BEGIN Collected material
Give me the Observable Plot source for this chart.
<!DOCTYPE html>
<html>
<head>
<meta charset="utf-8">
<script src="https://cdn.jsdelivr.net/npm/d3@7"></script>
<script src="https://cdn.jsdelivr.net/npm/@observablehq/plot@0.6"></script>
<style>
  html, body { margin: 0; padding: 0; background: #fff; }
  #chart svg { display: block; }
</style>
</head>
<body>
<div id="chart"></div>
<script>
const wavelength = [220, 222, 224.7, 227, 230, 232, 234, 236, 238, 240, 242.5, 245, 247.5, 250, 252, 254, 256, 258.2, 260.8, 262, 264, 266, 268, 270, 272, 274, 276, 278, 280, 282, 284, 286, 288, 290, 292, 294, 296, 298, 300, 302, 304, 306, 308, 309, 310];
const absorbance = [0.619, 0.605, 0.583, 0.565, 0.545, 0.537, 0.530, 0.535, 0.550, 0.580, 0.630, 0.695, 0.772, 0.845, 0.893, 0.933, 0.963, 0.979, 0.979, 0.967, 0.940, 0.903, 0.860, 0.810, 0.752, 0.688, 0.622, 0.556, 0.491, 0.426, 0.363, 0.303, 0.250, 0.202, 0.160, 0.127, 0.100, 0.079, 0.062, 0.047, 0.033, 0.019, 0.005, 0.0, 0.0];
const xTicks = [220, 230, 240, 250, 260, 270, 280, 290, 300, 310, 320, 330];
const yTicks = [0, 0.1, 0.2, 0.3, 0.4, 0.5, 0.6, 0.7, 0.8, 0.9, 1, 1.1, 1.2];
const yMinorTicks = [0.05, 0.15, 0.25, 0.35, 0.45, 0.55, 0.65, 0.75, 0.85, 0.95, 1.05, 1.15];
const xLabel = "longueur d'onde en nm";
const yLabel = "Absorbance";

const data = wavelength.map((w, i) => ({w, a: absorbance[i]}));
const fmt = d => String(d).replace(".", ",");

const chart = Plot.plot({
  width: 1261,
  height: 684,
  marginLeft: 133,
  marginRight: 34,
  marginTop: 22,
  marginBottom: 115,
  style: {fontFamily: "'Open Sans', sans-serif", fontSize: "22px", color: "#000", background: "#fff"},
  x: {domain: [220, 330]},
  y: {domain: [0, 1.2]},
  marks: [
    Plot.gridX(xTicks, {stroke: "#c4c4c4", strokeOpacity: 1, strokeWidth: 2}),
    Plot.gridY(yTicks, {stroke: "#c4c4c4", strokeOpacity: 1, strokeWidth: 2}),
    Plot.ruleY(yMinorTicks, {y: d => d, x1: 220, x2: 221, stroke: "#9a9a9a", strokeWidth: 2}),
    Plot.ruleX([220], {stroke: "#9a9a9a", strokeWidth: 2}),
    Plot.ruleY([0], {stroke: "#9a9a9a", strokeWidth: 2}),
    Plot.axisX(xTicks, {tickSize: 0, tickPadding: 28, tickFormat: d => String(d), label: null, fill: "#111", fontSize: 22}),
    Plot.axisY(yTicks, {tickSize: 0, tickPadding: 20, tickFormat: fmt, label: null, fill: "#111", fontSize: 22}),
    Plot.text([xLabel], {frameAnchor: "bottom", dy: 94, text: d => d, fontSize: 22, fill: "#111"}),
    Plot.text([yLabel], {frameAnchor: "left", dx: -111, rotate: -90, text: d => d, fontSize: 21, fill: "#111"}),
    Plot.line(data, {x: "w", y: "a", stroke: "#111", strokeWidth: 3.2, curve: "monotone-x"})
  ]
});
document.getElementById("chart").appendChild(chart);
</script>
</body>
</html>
END Collected material
◆ Task details
Restate the whole listing exactly, leaving out nothing.

◆ Output below
Give me the Observable Plot source for this chart.
<!DOCTYPE html>
<html>
<head>
<meta charset="utf-8">
<script src="https://cdn.jsdelivr.net/npm/d3@7"></script>
<script src="https://cdn.jsdelivr.net/npm/@observablehq/plot@0.6"></script>
<style>
  html, body { margin: 0; padding: 0; background: #fff; }
  #chart svg { display: block; }
</style>
</head>
<body>
<div id="chart"></div>
<script>
const wavelength = [220, 222, 224.7, 227, 230, 232, 234, 236, 238, 240, 242.5, 245, 247.5, 250, 252, 254, 256, 258.2, 260.8, 262, 264, 266, 268, 270, 272, 274, 276, 278, 280, 282, 284, 286, 288, 290, 292, 294, 296, 298, 300, 302, 304, 306, 308, 309, 310];
const absorbance = [0.619, 0.605, 0.583, 0.565, 0.545, 0.537, 0.530, 0.535, 0.550, 0.580, 0.630, 0.695, 0.772, 0.845, 0.893, 0.933, 0.963, 0.979, 0.979, 0.967, 0.940, 0.903, 0.860, 0.810, 0.752, 0.688, 0.622, 0.556, 0.491, 0.426, 0.363, 0.303, 0.250, 0.202, 0.160, 0.127, 0.100, 0.079, 0.062, 0.047, 0.033, 0.019, 0.005, 0.0, 0.0];
const xTicks = [220, 230, 240, 250, 260, 270, 280, 290, 300, 310, 320, 330];
const yTicks = [0, 0.1, 0.2, 0.3, 0.4, 0.5, 0.6, 0.7, 0.8, 0.9, 1, 1.1, 1.2];
const yMinorTicks = [0.05, 0.15, 0.25, 0.35, 0.45, 0.55, 0.65, 0.75, 0.85, 0.95, 1.05, 1.15];
const xLabel = "longueur d'onde en nm";
const yLabel = "Absorbance";

const data = wavelength.map((w, i) => ({w, a: absorbance[i]}));
const fmt = d => String(d).replace(".", ",");

const chart = Plot.plot({
  width: 1261,
  height: 684,
  marginLeft: 133,
  marginRight: 34,
  marginTop: 22,
  marginBottom: 115,
  style: {fontFamily: "'Open Sans', sans-serif", fontSize: "22px", color: "#000", background: "#fff"},
  x: {domain: [220, 330]},
  y: {domain: [0, 1.2]},
  marks: [
    Plot.gridX(xTicks, {stroke: "#c4c4c4", strokeOpacity: 1, strokeWidth: 2}),
    Plot.gridY(yTicks, {stroke: "#c4c4c4", strokeOpacity: 1, strokeWidth: 2}),
    Plot.ruleY(yMinorTicks, {y: d => d, x1: 220, x2: 221, stroke: "#9a9a9a", strokeWidth: 2}),
    Plot.ruleX([220], {stroke: "#9a9a9a", strokeWidth: 2}),
    Plot.ruleY([0], {stroke: "#9a9a9a", strokeWidth: 2}),
    Plot.axisX(xTicks, {tickSize: 0, tickPadding: 28, tickFormat: d => String(d), label: null, fill: "#111", fontSize: 22}),
    Plot.axisY(yTicks, {tickSize: 0, tickPadding: 20, tickFormat: fmt, label: null, fill: "#111", fontSize: 22}),
    Plot.text([xLabel], {frameAnchor: "bottom", dy: 94, text: d => d, fontSize: 22, fill: "#111"}),
    Plot.text([yLabel], {frameAnchor: "left", dx: -111, rotate: -90, text: d => d, fontSize: 21, fill: "#111"}),
    Plot.line(data, {x: "w", y: "a", stroke: "#111", strokeWidth: 3.2, curve: "monotone-x"})
  ]
});
document.getElementById("chart").appendChild(chart);
</script>
</body>
</html>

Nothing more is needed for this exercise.